**Work to complete:**
Extract the full set of records, then give each one again exactly.

**Records supplied:**
━━━━━━━━━━━━━━━━━━━━━━━━━━━━━━
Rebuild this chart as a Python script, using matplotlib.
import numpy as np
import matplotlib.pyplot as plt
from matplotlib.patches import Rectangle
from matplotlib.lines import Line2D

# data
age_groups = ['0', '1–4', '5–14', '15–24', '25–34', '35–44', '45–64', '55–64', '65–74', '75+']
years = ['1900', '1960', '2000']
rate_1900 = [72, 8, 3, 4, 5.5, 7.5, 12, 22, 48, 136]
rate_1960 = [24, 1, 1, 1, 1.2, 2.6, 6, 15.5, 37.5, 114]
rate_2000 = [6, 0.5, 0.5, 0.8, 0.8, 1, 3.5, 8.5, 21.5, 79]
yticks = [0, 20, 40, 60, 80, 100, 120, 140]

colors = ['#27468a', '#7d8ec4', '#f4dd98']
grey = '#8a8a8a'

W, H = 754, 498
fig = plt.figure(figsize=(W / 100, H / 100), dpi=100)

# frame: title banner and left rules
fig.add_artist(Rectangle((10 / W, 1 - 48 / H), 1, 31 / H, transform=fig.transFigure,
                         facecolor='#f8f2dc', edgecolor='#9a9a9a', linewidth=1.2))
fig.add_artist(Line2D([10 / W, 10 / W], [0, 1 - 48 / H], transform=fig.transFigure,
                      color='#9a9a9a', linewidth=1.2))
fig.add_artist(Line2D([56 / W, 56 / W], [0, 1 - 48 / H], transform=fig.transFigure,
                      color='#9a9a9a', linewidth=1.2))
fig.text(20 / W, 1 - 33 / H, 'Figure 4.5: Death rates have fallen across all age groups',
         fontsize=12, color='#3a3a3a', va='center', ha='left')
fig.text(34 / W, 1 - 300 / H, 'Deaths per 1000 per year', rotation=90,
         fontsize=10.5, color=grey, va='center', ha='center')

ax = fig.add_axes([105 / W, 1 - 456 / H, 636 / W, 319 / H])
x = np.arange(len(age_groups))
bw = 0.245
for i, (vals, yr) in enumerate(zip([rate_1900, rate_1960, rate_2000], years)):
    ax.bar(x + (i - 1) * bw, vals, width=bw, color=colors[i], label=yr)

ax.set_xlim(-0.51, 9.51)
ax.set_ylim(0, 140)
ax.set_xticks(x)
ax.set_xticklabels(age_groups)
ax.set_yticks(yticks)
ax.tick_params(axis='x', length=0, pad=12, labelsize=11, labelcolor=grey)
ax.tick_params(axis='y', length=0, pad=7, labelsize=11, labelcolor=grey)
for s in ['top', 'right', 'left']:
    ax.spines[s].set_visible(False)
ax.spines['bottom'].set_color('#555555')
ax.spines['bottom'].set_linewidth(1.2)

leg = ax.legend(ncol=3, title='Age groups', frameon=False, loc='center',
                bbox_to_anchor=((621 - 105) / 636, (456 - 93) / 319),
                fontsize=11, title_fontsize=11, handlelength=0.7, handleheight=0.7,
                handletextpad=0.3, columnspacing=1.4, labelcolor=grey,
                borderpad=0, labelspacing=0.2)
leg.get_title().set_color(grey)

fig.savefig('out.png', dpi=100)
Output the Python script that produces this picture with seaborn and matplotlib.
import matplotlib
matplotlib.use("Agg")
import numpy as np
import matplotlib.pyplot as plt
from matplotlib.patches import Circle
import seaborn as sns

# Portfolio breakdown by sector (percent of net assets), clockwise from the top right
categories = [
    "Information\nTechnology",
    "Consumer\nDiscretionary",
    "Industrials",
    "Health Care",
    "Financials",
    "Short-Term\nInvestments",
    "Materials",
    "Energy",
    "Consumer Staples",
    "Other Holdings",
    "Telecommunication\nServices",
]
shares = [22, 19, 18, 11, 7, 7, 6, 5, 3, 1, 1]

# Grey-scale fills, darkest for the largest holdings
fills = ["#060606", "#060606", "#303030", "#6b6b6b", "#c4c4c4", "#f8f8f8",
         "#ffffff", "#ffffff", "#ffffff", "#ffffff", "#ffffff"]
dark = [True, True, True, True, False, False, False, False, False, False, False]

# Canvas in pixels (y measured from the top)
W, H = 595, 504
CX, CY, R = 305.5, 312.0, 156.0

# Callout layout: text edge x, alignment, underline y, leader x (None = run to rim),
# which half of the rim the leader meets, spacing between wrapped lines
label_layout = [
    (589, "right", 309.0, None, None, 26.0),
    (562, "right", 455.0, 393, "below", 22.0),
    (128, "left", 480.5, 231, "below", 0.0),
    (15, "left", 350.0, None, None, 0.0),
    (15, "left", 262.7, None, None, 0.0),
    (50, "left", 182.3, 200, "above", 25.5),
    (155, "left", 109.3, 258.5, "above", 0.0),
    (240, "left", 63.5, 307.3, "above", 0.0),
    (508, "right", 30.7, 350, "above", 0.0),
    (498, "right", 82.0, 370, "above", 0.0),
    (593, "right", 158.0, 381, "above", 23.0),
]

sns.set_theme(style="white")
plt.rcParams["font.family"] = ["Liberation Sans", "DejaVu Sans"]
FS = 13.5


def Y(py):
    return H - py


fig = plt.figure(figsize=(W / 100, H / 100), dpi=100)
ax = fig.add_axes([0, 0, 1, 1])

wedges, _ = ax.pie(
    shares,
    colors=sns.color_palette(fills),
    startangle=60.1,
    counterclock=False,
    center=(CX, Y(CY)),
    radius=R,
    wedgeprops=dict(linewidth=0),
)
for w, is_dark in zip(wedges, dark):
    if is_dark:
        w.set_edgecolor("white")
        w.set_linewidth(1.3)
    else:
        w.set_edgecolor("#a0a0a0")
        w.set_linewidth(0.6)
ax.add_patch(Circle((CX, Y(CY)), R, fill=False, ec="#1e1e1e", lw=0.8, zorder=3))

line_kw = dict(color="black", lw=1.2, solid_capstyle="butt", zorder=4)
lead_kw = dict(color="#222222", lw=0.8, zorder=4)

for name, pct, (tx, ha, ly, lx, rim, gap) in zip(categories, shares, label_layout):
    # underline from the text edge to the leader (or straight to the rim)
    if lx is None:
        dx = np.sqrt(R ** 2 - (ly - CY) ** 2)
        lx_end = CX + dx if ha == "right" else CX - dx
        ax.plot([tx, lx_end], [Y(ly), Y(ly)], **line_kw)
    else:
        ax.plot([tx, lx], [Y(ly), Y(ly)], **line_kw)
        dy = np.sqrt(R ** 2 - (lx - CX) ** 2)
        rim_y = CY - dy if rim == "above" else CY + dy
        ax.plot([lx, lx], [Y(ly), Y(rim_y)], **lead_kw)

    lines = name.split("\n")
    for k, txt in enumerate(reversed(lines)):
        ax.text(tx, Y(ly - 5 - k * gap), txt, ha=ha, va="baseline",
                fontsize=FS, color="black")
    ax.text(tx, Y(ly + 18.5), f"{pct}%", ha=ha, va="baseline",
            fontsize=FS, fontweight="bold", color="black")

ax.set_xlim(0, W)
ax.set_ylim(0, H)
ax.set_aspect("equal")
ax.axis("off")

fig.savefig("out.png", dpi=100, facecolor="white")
━━━━━━━━━━━━━━━━━━━━━━━━━━━━━━
**Answer below:**
Rebuild this chart as a Python script, using matplotlib.
import numpy as np
import matplotlib.pyplot as plt
from matplotlib.patches import Rectangle
from matplotlib.lines import Line2D

# data
age_groups = ['0', '1–4', '5–14', '15–24', '25–34', '35–44', '45–64', '55–64', '65–74', '75+']
years = ['1900', '1960', '2000']
rate_1900 = [72, 8, 3, 4, 5.5, 7.5, 12, 22, 48, 136]
rate_1960 = [24, 1, 1, 1, 1.2, 2.6, 6, 15.5, 37.5, 114]
rate_2000 = [6, 0.5, 0.5, 0.8, 0.8, 1, 3.5, 8.5, 21.5, 79]
yticks = [0, 20, 40, 60, 80, 100, 120, 140]

colors = ['#27468a', '#7d8ec4', '#f4dd98']
grey = '#8a8a8a'

W, H = 754, 498
fig = plt.figure(figsize=(W / 100, H / 100), dpi=100)

# frame: title banner and left rules
fig.add_artist(Rectangle((10 / W, 1 - 48 / H), 1, 31 / H, transform=fig.transFigure,
                         facecolor='#f8f2dc', edgecolor='#9a9a9a', linewidth=1.2))
fig.add_artist(Line2D([10 / W, 10 / W], [0, 1 - 48 / H], transform=fig.transFigure,
                      color='#9a9a9a', linewidth=1.2))
fig.add_artist(Line2D([56 / W, 56 / W], [0, 1 - 48 / H], transform=fig.transFigure,
                      color='#9a9a9a', linewidth=1.2))
fig.text(20 / W, 1 - 33 / H, 'Figure 4.5: Death rates have fallen across all age groups',
         fontsize=12, color='#3a3a3a', va='center', ha='left')
fig.text(34 / W, 1 - 300 / H, 'Deaths per 1000 per year', rotation=90,
         fontsize=10.5, color=grey, va='center', ha='center')

ax = fig.add_axes([105 / W, 1 - 456 / H, 636 / W, 319 / H])
x = np.arange(len(age_groups))
bw = 0.245
for i, (vals, yr) in enumerate(zip([rate_1900, rate_1960, rate_2000], years)):
    ax.bar(x + (i - 1) * bw, vals, width=bw, color=colors[i], label=yr)

ax.set_xlim(-0.51, 9.51)
ax.set_ylim(0, 140)
ax.set_xticks(x)
ax.set_xticklabels(age_groups)
ax.set_yticks(yticks)
ax.tick_params(axis='x', length=0, pad=12, labelsize=11, labelcolor=grey)
ax.tick_params(axis='y', length=0, pad=7, labelsize=11, labelcolor=grey)
for s in ['top', 'right', 'left']:
    ax.spines[s].set_visible(False)
ax.spines['bottom'].set_color('#555555')
ax.spines['bottom'].set_linewidth(1.2)

leg = ax.legend(ncol=3, title='Age groups', frameon=False, loc='center',
                bbox_to_anchor=((621 - 105) / 636, (456 - 93) / 319),
                fontsize=11, title_fontsize=11, handlelength=0.7, handleheight=0.7,
                handletextpad=0.3, columnspacing=1.4, labelcolor=grey,
                borderpad=0, labelspacing=0.2)
leg.get_title().set_color(grey)

fig.savefig('out.png', dpi=100)
Output the Python script that produces this picture with seaborn and matplotlib.
import matplotlib
matplotlib.use("Agg")
import numpy as np
import matplotlib.pyplot as plt
from matplotlib.patches import Circle
import seaborn as sns

# Portfolio breakdown by sector (percent of net assets), clockwise from the top right
categories = [
    "Information\nTechnology",
    "Consumer\nDiscretionary",
    "Industrials",
    "Health Care",
    "Financials",
    "Short-Term\nInvestments",
    "Materials",
    "Energy",
    "Consumer Staples",
    "Other Holdings",
    "Telecommunication\nServices",
]
shares = [22, 19, 18, 11, 7, 7, 6, 5, 3, 1, 1]

# Grey-scale fills, darkest for the largest holdings
fills = ["#060606", "#060606", "#303030", "#6b6b6b", "#c4c4c4", "#f8f8f8",
         "#ffffff", "#ffffff", "#ffffff", "#ffffff", "#ffffff"]
dark = [True, True, True, True, False, False, False, False, False, False, False]

# Canvas in pixels (y measured from the top)
W, H = 595, 504
CX, CY, R = 305.5, 312.0, 156.0

# Callout layout: text edge x, alignment, underline y, leader x (None = run to rim),
# which half of the rim the leader meets, spacing between wrapped lines
label_layout = [
    (589, "right", 309.0, None, None, 26.0),
    (562, "right", 455.0, 393, "below", 22.0),
    (128, "left", 480.5, 231, "below", 0.0),
    (15, "left", 350.0, None, None, 0.0),
    (15, "left", 262.7, None, None, 0.0),
    (50, "left", 182.3, 200, "above", 25.5),
    (155, "left", 109.3, 258.5, "above", 0.0),
    (240, "left", 63.5, 307.3, "above", 0.0),
    (508, "right", 30.7, 350, "above", 0.0),
    (498, "right", 82.0, 370, "above", 0.0),
    (593, "right", 158.0, 381, "above", 23.0),
]

sns.set_theme(style="white")
plt.rcParams["font.family"] = ["Liberation Sans", "DejaVu Sans"]
FS = 13.5


def Y(py):
    return H - py


fig = plt.figure(figsize=(W / 100, H / 100), dpi=100)
ax = fig.add_axes([0, 0, 1, 1])

wedges, _ = ax.pie(
    shares,
    colors=sns.color_palette(fills),
    startangle=60.1,
    counterclock=False,
    center=(CX, Y(CY)),
    radius=R,
    wedgeprops=dict(linewidth=0),
)
for w, is_dark in zip(wedges, dark):
    if is_dark:
        w.set_edgecolor("white")
        w.set_linewidth(1.3)
    else:
        w.set_edgecolor("#a0a0a0")
        w.set_linewidth(0.6)
ax.add_patch(Circle((CX, Y(CY)), R, fill=False, ec="#1e1e1e", lw=0.8, zorder=3))

line_kw = dict(color="black", lw=1.2, solid_capstyle="butt", zorder=4)
lead_kw = dict(color="#222222", lw=0.8, zorder=4)

for name, pct, (tx, ha, ly, lx, rim, gap) in zip(categories, shares, label_layout):
    # underline from the text edge to the leader (or straight to the rim)
    if lx is None:
        dx = np.sqrt(R ** 2 - (ly - CY) ** 2)
        lx_end = CX + dx if ha == "right" else CX - dx
        ax.plot([tx, lx_end], [Y(ly), Y(ly)], **line_kw)
    else:
        ax.plot([tx, lx], [Y(ly), Y(ly)], **line_kw)
        dy = np.sqrt(R ** 2 - (lx - CX) ** 2)
        rim_y = CY - dy if rim == "above" else CY + dy
        ax.plot([lx, lx], [Y(ly), Y(rim_y)], **lead_kw)

    lines = name.split("\n")
    for k, txt in enumerate(reversed(lines)):
        ax.text(tx, Y(ly - 5 - k * gap), txt, ha=ha, va="baseline",
                fontsize=FS, color="black")
    ax.text(tx, Y(ly + 18.5), f"{pct}%", ha=ha, va="baseline",
            fontsize=FS, fontweight="bold", color="black")

ax.set_xlim(0, W)
ax.set_ylim(0, H)
ax.set_aspect("equal")
ax.axis("off")

fig.savefig("out.png", dpi=100, facecolor="white")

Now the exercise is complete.